Picture © The Economist
As far as knowledge of the startup ecosystem goes, it doesn’t get much better than Matt Kuppers. He’s the founder and CEO of Startup Manufactory and works as an independent consultant in private sector development, entrepreneurship training, and conference speaking. Luckily, we were able to sit down with him and get his insight on some interesting topics.
For global innovators, what are the advantages of the European startup ecosystem compared to America and Asia?
It’s difficult to compare the UK and the US startup ecosystems. The United States started back in the 1950s while the UK didn’t start until the 1980s. The advantage of the UK is that it’s closer to the Middle East and more importantly Africa. It also has a long relationship and history with Africa and has the eighth largest African diaspora outside of Africa. There is also a close connection to Singapore and Hong Kong which is helpful. However, scaling is easier in America. You have about 330 million people to sell to with the same regulatory framework while Europe has 27 countries with loads of different regulations.

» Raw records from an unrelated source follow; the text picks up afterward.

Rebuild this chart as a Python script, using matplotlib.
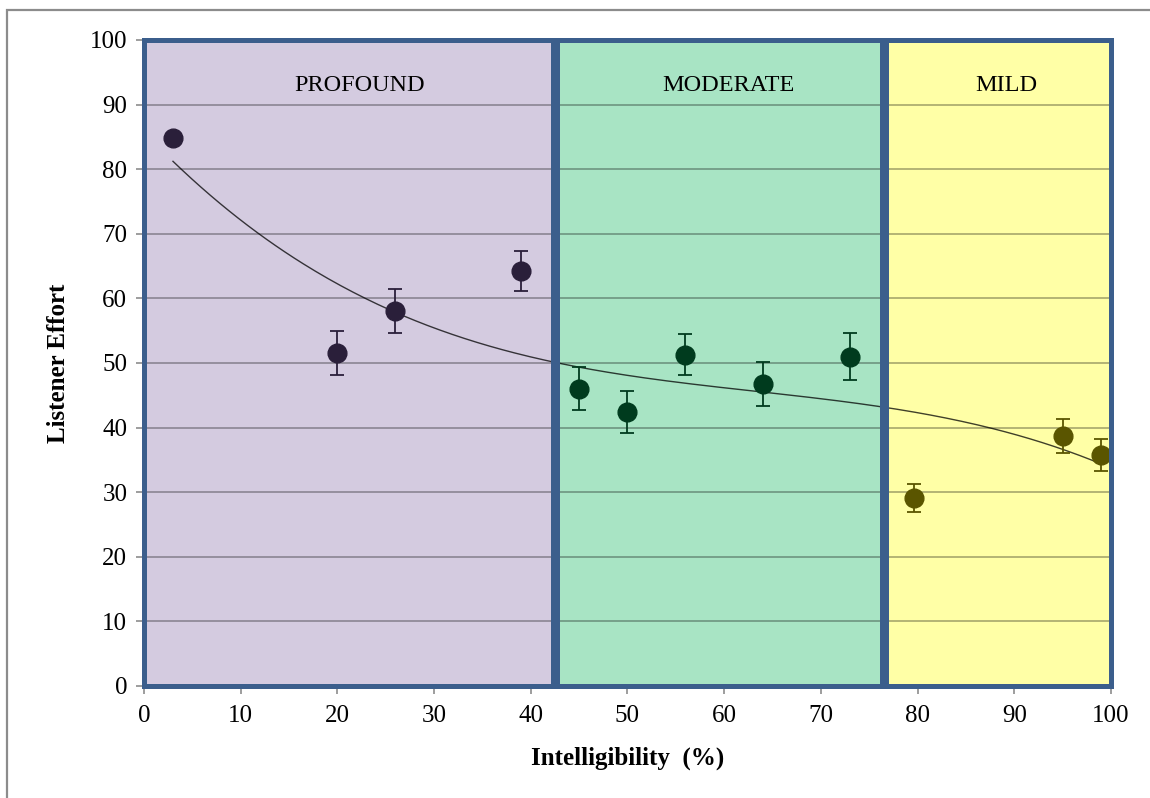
import numpy as np
import matplotlib
matplotlib.use('Agg')
import matplotlib.pyplot as plt
from matplotlib.patches import Rectangle

plt.rcParams['font.family'] = ['Liberation Serif', 'DejaVu Serif']

# 数据
profound_x = [3, 20, 26, 39]
profound_y = [84.8, 51.5, 58.1, 64.2]
profound_err = [0.8, 3.4, 3.4, 3.1]

moderate_x = [45, 50, 56, 64, 73]
moderate_y = [46.0, 42.4, 51.3, 46.8, 51.0]
moderate_err = [3.3, 3.2, 3.2, 3.4, 3.6]

mild_x = [79.6, 95, 99]
mild_y = [29.1, 38.7, 35.8]
mild_err = [2.2, 2.6, 2.5]

# 区域边界
region_names = ['PROFOUND', 'MODERATE', 'MILD']
region_left = [0, 42.7, 76.7]
region_right = [42.3, 76.3, 100]
region_fill = ['#D4CBE0', '#A8E4C4', '#FFFFA6']
marker_color = ['#2A1F3A', '#003B1E', '#5A5500']
label_x = [22.3, 60.4, 89.2]

fig = plt.figure(figsize=(11.5, 7.98), dpi=100)
ax = fig.add_axes([0.1252, 0.1404, 0.8408, 0.8095])

# 外框
fig.patches.append(Rectangle((7 / 1150, -0.1), 1.2, 1.1 - 10 / 798,
                             transform=fig.transFigure, fill=False,
                             edgecolor='#8C8C8C', linewidth=1.6, clip_on=False))

# 区域填充
for left, right, col in zip(region_left, region_right, region_fill):
    ax.add_patch(Rectangle((left, 0), right - left, 100, facecolor=col,
                           edgecolor='none', zorder=0))

# 网格线
for yv in range(10, 100, 10):
    ax.axhline(yv, color='#000000', alpha=0.35, linewidth=1.2, zorder=1)

# 趋势线 (三次多项式拟合)
all_x = np.array(profound_x + moderate_x + mild_x)
all_y = np.array(profound_y + moderate_y + mild_y)
coef = np.polyfit(all_x, all_y, 3)
xs = np.linspace(all_x.min(), all_x.max(), 300)
ax.plot(xs, np.polyval(coef, xs), color='#000000', alpha=0.75, linewidth=1.0, zorder=2)

# 数据点
for xs_, ys_, es_, mc in zip([profound_x, moderate_x, mild_x],
                             [profound_y, moderate_y, mild_y],
                             [profound_err, moderate_err, mild_err], marker_color):
    ax.errorbar(xs_, ys_, yerr=es_, fmt='o', color=mc, markersize=13.5,
                ecolor=mc, elinewidth=1.3, capsize=5.2, capthick=1.3, zorder=3)

# 区域边框
for left, right in zip(region_left, region_right):
    ax.add_patch(Rectangle((left, 0), right - left, 100, facecolor='none',
                           edgecolor='#3B5E8C', linewidth=3.6, zorder=4,
                           clip_on=False))

for name, lx in zip(region_names, label_x):
    ax.text(lx, 93.0, name, ha='center', va='center', fontsize=17.5, zorder=5)

ax.set_xlim(0, 100)
ax.set_ylim(0, 100)
ax.set_xticks(range(0, 101, 10))
ax.set_yticks(range(0, 101, 10))
ax.tick_params(axis='both', labelsize=18, color='#8C8C8C', length=6, width=1.2)
ax.tick_params(axis='x', pad=8)
ax.tick_params(axis='y', pad=6)
for sp in ax.spines.values():
    sp.set_visible(False)

ax.set_xlabel('Intelligibility  (%)', fontsize=18, fontweight='bold', labelpad=14)
ax.set_ylabel('Listener Effort', fontsize=18, fontweight='bold', labelpad=14)

fig.savefig('out.png', dpi=100)
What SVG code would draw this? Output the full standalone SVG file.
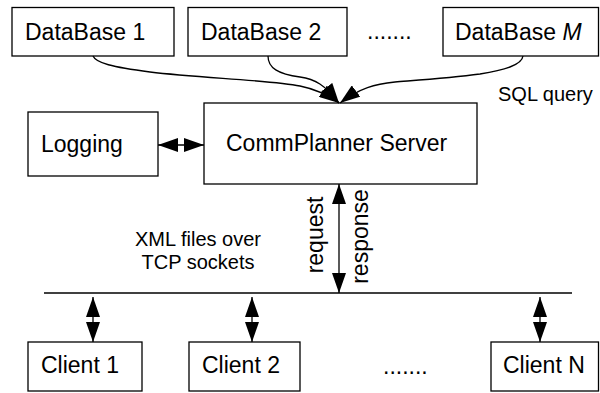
<svg xmlns="http://www.w3.org/2000/svg" width="600" height="393" viewBox="0 0 600 393">
<style>
  .box { fill: #fff; stroke: #000; stroke-width: 1.3; }
  .lbl { font-family: "Liberation Sans", Arial, sans-serif; font-size: 23px; fill: #000; }
  .sm { font-family: "Liberation Sans", Arial, sans-serif; font-size: 20px; fill: #000; }
  .ln { fill: none; stroke: #000; stroke-width: 1.3; }
</style>
<defs>
  <marker id="ah" markerUnits="userSpaceOnUse" markerWidth="20" markerHeight="14" refX="20" refY="7" orient="auto-start-reverse" viewBox="0 0 20 14">
    <path d="M0,0 L20,7 L0,14 z" fill="#000"/>
  </marker>
</defs>
<rect width="600" height="393" fill="#fff"/>

<g id="db1"><rect class="box" x="12" y="7.5" width="162" height="48.5"/><text class="lbl" x="25" y="39.5">DataBase 1</text></g>
<g id="db2"><rect class="box" x="188" y="7.5" width="159" height="48.5"/><text class="lbl" x="201" y="39.5">DataBase 2</text></g>
<text class="lbl" x="367" y="38.5">.......</text>
<g id="dbm"><rect class="box" x="443" y="7.5" width="155.5" height="48.5"/><text class="lbl" x="455" y="39.5">DataBase <tspan font-style="italic">M</tspan></text></g>

<text class="sm" x="498" y="101">SQL query</text>

<g id="logging"><rect class="box" x="28" y="112" width="130" height="64"/><text class="lbl" x="41" y="152">Logging</text></g>
<g id="server"><rect class="box" x="204" y="103" width="273" height="81"/><text class="lbl" x="226" y="151">CommPlanner Server</text></g>

<text class="sm" text-anchor="middle" x="198" y="246">XML files over</text>
<text class="sm" text-anchor="middle" x="198" y="269">TCP sockets</text>

<text class="lbl" text-anchor="middle" transform="translate(322.5,235) rotate(-90)">request</text>
<text class="lbl" text-anchor="middle" transform="translate(368,236.5) rotate(-90)">response</text>

<g id="client1"><rect class="box" x="28" y="342" width="114" height="49"/><text class="lbl" x="41" y="373">Client 1</text></g>
<g id="client2"><rect class="box" x="189" y="342" width="111" height="49"/><text class="lbl" x="202" y="373">Client 2</text></g>
<text class="lbl" x="383" y="374">.......</text>
<g id="clientn"><rect class="box" x="491" y="342" width="107.5" height="49"/><text class="lbl" x="503" y="373">Client N</text></g>

<g id="connectors">
  <path class="ln" d="M93,56 C96,63 112,67 150,72 C200,78 270,80 300,86 C315,89 328,95 339,103" marker-end="url(#ah)"/>
  <path class="ln" d="M268,56 C268,68 278,74 300,77 C315,79 325,85 339,103" marker-end="url(#ah)"/>
  <path class="ln" d="M523,56 C522,65 505,70 480,74 C450,78 420,80 395,82 C375,84 360,88 340,103" marker-end="url(#ah)"/>
  <line class="ln" x1="158" y1="145" x2="204" y2="145" marker-start="url(#ah)" marker-end="url(#ah)"/>
  <line class="ln" x1="339" y1="184" x2="339" y2="293" marker-start="url(#ah)" marker-end="url(#ah)"/>
  <line class="ln" x1="44" y1="293" x2="572" y2="293"/>
  <line class="ln" x1="93" y1="297" x2="93" y2="342" marker-start="url(#ah)" marker-end="url(#ah)"/>
  <line class="ln" x1="252" y1="297" x2="252" y2="342" marker-start="url(#ah)" marker-end="url(#ah)"/>
  <line class="ln" x1="540" y1="297" x2="540" y2="342" marker-start="url(#ah)" marker-end="url(#ah)"/>
</g>
</svg>
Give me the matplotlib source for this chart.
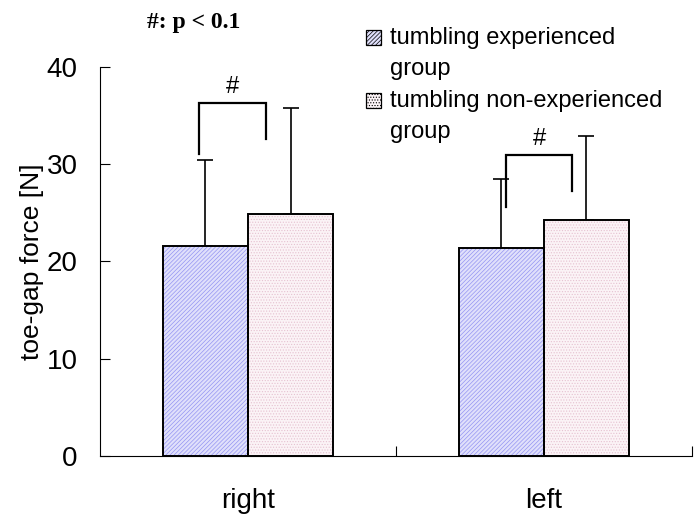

For European VCs, what kind of projects do they value most? or would prefer to invest in more in recent years?
Venture Capital is on the rise and the trend seems to be funding projects in AI, Blockchain, drones, fintech, insuretech (insurance), regenerative energy, and electric cars - Tesla just announced a new factory in Berlin. Impact investing is also on the rise.
Who is the European entrepreneurial role model in your mind?
The founder of SAP, Hasso Plattner is definitely a role model. Lord Sugar the founder of Amstrad - came from nothing, just lived on an East London council estate and now he is a Lord. Although there wasn’t a startup scene at the time, he is definitely a role model. Also, Richard Branson is equally a role model.
Are entrepreneurs in Europe more interested in social entrepreneurship than entrepreneurs elsewhere?
No, it depends on the individuals. Jack Ma (founder of Alibaba), and Changpeng Zhao founder of Binance, both have philanthropic projects and are from Asia. African billionaires also have social projects and Jørn Lyseggen who is a social entrepreneur from Norway started Mest (Pan-African entrepreneurial training program) in Accra, Ghana.
Tell me about your best and worst days at work.
Some of the worst times are when things don’t work out because employees or consultants don’t deliver, and the client is unhappy as a result. The best days are traveling and seeing clients internationally - I travel 150 days a year on average.
If you had three pieces of advice to give to someone just starting out, what would it be?
Firstly, there are a lot of people who want to exploit you, whether that’s by employees, investors, or business partners, so you must have your wits about you should move on very quickly. Secondly, always be open to opportunities and don’t be scared. Thirdly, go with the flow and don’t lose your cool because that’s when you make mistakes.
Are you born or taught to be an entrepreneur?
You cannot teach entrepreneurship but you can train entrepreneurship because it’s a practical thing. Everyone can learn entrepreneurship because it’s a collection of skills, all of which you can learn and improve on.
Lastly, female entrepreneurs raise far less money than male entrepreneurs, and it is difficult for us to change this discrimination overnight, but for women entrepreneurs themselves, what can they do to change the status quo?
Young women entrepreneurs should take advantage of support groups such as Blooming Founders (women only accelerator) and the VC’s and angels which target women specifically. The rest of the community should also acknowledge the innate advantages women can bring to the table. Grameen Bank is an example of a business that targeted women by lending them money because they were safer with it.